> [SUPPLIED DATA]:
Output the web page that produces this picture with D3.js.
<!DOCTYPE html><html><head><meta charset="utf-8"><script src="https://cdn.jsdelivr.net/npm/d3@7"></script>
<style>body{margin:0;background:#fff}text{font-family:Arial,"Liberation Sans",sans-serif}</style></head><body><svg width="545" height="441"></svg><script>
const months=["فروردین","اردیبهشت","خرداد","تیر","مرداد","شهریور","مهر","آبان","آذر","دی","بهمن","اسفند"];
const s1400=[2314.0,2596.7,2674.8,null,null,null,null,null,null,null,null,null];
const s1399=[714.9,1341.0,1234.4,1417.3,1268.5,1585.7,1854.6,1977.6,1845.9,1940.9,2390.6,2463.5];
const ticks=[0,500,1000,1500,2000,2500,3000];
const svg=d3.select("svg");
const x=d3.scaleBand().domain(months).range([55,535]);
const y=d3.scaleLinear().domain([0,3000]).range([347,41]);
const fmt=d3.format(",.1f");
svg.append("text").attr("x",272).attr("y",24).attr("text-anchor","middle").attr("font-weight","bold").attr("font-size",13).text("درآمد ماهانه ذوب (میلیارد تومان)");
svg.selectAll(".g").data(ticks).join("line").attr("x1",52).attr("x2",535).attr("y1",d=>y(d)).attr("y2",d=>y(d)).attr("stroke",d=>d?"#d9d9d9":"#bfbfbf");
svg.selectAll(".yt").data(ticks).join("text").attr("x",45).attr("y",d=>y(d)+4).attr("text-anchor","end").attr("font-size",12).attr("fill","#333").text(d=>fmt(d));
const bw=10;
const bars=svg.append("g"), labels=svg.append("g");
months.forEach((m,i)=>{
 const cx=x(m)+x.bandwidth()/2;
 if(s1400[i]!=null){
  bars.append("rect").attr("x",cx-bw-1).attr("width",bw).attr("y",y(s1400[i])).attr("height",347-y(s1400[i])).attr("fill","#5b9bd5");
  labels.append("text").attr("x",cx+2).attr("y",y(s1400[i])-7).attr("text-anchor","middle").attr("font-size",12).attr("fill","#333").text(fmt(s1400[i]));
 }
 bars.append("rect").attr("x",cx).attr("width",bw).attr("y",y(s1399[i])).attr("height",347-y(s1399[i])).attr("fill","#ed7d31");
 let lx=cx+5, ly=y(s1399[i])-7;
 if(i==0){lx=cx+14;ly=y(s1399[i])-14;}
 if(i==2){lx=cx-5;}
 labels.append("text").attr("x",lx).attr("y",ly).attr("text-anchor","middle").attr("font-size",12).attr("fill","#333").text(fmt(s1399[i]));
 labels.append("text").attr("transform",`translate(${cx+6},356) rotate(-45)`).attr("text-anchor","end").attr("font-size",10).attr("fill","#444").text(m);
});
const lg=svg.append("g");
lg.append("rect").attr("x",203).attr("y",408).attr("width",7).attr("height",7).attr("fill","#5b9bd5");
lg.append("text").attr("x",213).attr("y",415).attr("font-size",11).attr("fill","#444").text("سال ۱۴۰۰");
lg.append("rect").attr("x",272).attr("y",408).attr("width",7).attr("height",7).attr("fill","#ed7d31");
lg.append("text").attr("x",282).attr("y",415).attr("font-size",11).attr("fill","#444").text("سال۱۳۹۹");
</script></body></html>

> [STATED PROBLEM]: Your task is to reproduce the whole listing exactly.

> [REPLY TO THE TASK]:
Output the web page that produces this picture with D3.js.
<!DOCTYPE html><html><head><meta charset="utf-8"><script src="https://cdn.jsdelivr.net/npm/d3@7"></script>
<style>body{margin:0;background:#fff}text{font-family:Arial,"Liberation Sans",sans-serif}</style></head><body><svg width="545" height="441"></svg><script>
const months=["فروردین","اردیبهشت","خرداد","تیر","مرداد","شهریور","مهر","آبان","آذر","دی","بهمن","اسفند"];
const s1400=[2314.0,2596.7,2674.8,null,null,null,null,null,null,null,null,null];
const s1399=[714.9,1341.0,1234.4,1417.3,1268.5,1585.7,1854.6,1977.6,1845.9,1940.9,2390.6,2463.5];
const ticks=[0,500,1000,1500,2000,2500,3000];
const svg=d3.select("svg");
const x=d3.scaleBand().domain(months).range([55,535]);
const y=d3.scaleLinear().domain([0,3000]).range([347,41]);
const fmt=d3.format(",.1f");
svg.append("text").attr("x",272).attr("y",24).attr("text-anchor","middle").attr("font-weight","bold").attr("font-size",13).text("درآمد ماهانه ذوب (میلیارد تومان)");
svg.selectAll(".g").data(ticks).join("line").attr("x1",52).attr("x2",535).attr("y1",d=>y(d)).attr("y2",d=>y(d)).attr("stroke",d=>d?"#d9d9d9":"#bfbfbf");
svg.selectAll(".yt").data(ticks).join("text").attr("x",45).attr("y",d=>y(d)+4).attr("text-anchor","end").attr("font-size",12).attr("fill","#333").text(d=>fmt(d));
const bw=10;
const bars=svg.append("g"), labels=svg.append("g");
months.forEach((m,i)=>{
 const cx=x(m)+x.bandwidth()/2;
 if(s1400[i]!=null){
  bars.append("rect").attr("x",cx-bw-1).attr("width",bw).attr("y",y(s1400[i])).attr("height",347-y(s1400[i])).attr("fill","#5b9bd5");
  labels.append("text").attr("x",cx+2).attr("y",y(s1400[i])-7).attr("text-anchor","middle").attr("font-size",12).attr("fill","#333").text(fmt(s1400[i]));
 }
 bars.append("rect").attr("x",cx).attr("width",bw).attr("y",y(s1399[i])).attr("height",347-y(s1399[i])).attr("fill","#ed7d31");
 let lx=cx+5, ly=y(s1399[i])-7;
 if(i==0){lx=cx+14;ly=y(s1399[i])-14;}
 if(i==2){lx=cx-5;}
 labels.append("text").attr("x",lx).attr("y",ly).attr("text-anchor","middle").attr("font-size",12).attr("fill","#333").text(fmt(s1399[i]));
 labels.append("text").attr("transform",`translate(${cx+6},356) rotate(-45)`).attr("text-anchor","end").attr("font-size",10).attr("fill","#444").text(m);
});
const lg=svg.append("g");
lg.append("rect").attr("x",203).attr("y",408).attr("width",7).attr("height",7).attr("fill","#5b9bd5");
lg.append("text").attr("x",213).attr("y",415).attr("font-size",11).attr("fill","#444").text("سال ۱۴۰۰");
lg.append("rect").attr("x",272).attr("y",408).attr("width",7).attr("height",7).attr("fill","#ed7d31");
lg.append("text").attr("x",282).attr("y",415).attr("font-size",11).attr("fill","#444").text("سال۱۳۹۹");
</script></body></html>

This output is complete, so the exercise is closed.